Hi all, I'm having a tough time getting a handle o...
# troubleshooting
d
Hi all, I'm having a tough time getting a handle on Data Types & Serialization in a specific use-case. I've written a rule engine that uses the broadcast state pattern to distribute the rules. The rules are quite complicated java composite classes (hierarchical and with many fields).. I've had a concrete problem with a change in schema that I thought fitted in with https://nightlies.apache.org/flink/flink-docs-release-1.17/docs/dev/datastream/fault-tolerance/serialization/schema_evolution/ but as I have now discovered is failing because the serialization is falling back to Kryo because of generic types. So not I've started trying to avoid Kryo and have set up a test with
Copy code
PojoTestUtils.assertSerializedAsPojoWithoutKryo
as detailed here https://nightlies.apache.org/flink/flink-docs-master/docs/dev/datastream/fault-tolerance/serialization/types_serialization/ and started fixing the problems that are reported. Most were initially list / map problems which I have fixed with @TypeInfo and TypeInfoFactory implementations. Now I have run up against a problem on an interface type similar to the following:
Copy code
@JsonTypeInfo(use = NAME, include = PROPERTY, property = "conditionType")
@JsonSubTypes({
        @JsonSubTypes.Type(value = NumericComparisonCondition.class, name = "NumericComparison"),
        @JsonSubTypes.Type(value = StringComparisonCondition.class, name = "StringComparison"),
        ...
})
public interface Condition {
    boolean checkMatch(Event eventContent);
    List<String> validate();
}
Is there any quick way around this? I presumed the fix would involve writing my own TypeInformation and TypeSerializer but have found no information on this in the internet. I have found references to the need to do so but no description of how or samples. I think most of the methods to implement on TypeInformation are obvious enough apart from
Copy code
@Override
    public int getArity() {
        return 0;
    }

    @Override
    public int getTotalFields() {
        return 0;
    }
I have an idea what they mean but have no idea of how to provide them for the above class. Any tips? I would use JSON / Jackson as the basis of the Serde. I also had the idea of just creating a TypeSerializer for the whole Rule using Jackson but run up against the same question there.
p
I was trying to use kotlin data classes and found this repository with some implementations on TypeInformation, maybe it helps: https://github.com/cyberdelia/flink-kotlin
I am curious what needs to be done for generic
Map<String, Object>
property field inside a POJO
d
Actually I am experimenting with that as well. The rule engine above works on events with data in the form of Map<String, Object>. Will let you know how I get on. What I am currently trying is to return a total fields and arity of 1 for my types. Some tidbits point in this direction: https://nightlies.apache.org/flink/flink-docs-master/api/java/org/apache/flink/api/common/typeinfo/TypeInformation.html "Not all fields from a type are mapped to a separate fields in the flat schema and often, entire types are mapped to one field." Google Bard said the following "This information is used by Flink to optimize the processing of the data.

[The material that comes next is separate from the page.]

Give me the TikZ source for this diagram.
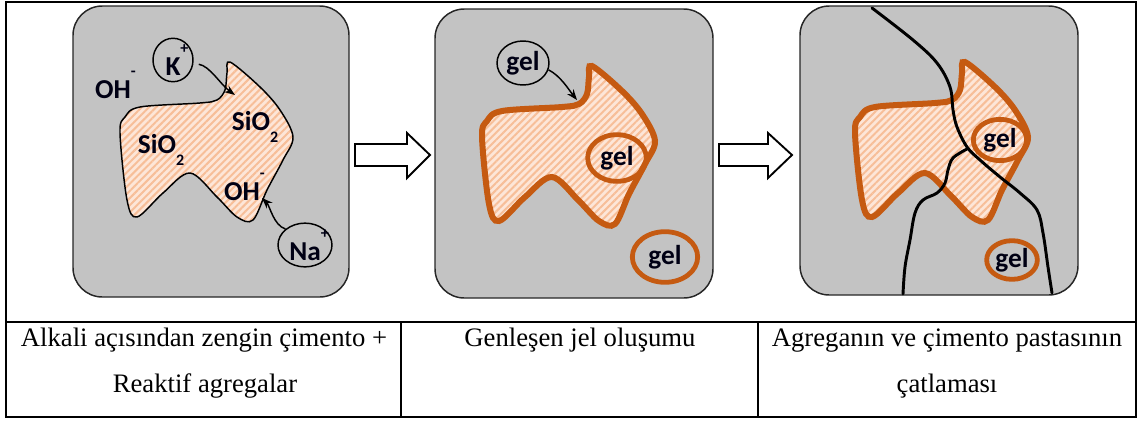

For example, Flink can use this information to determine how much memory to allocate for the data and how to efficiently serialize and deserialize the data.". Of course to be taken with a grain of salt. Somewhere else i remember reading that the type information is only fetched once and therefore getTotalFields and getArity should always return the same number. A quick test did not seem to throw up any problems. Would be good to get input from someone from the team though. The documentation is pretty thin...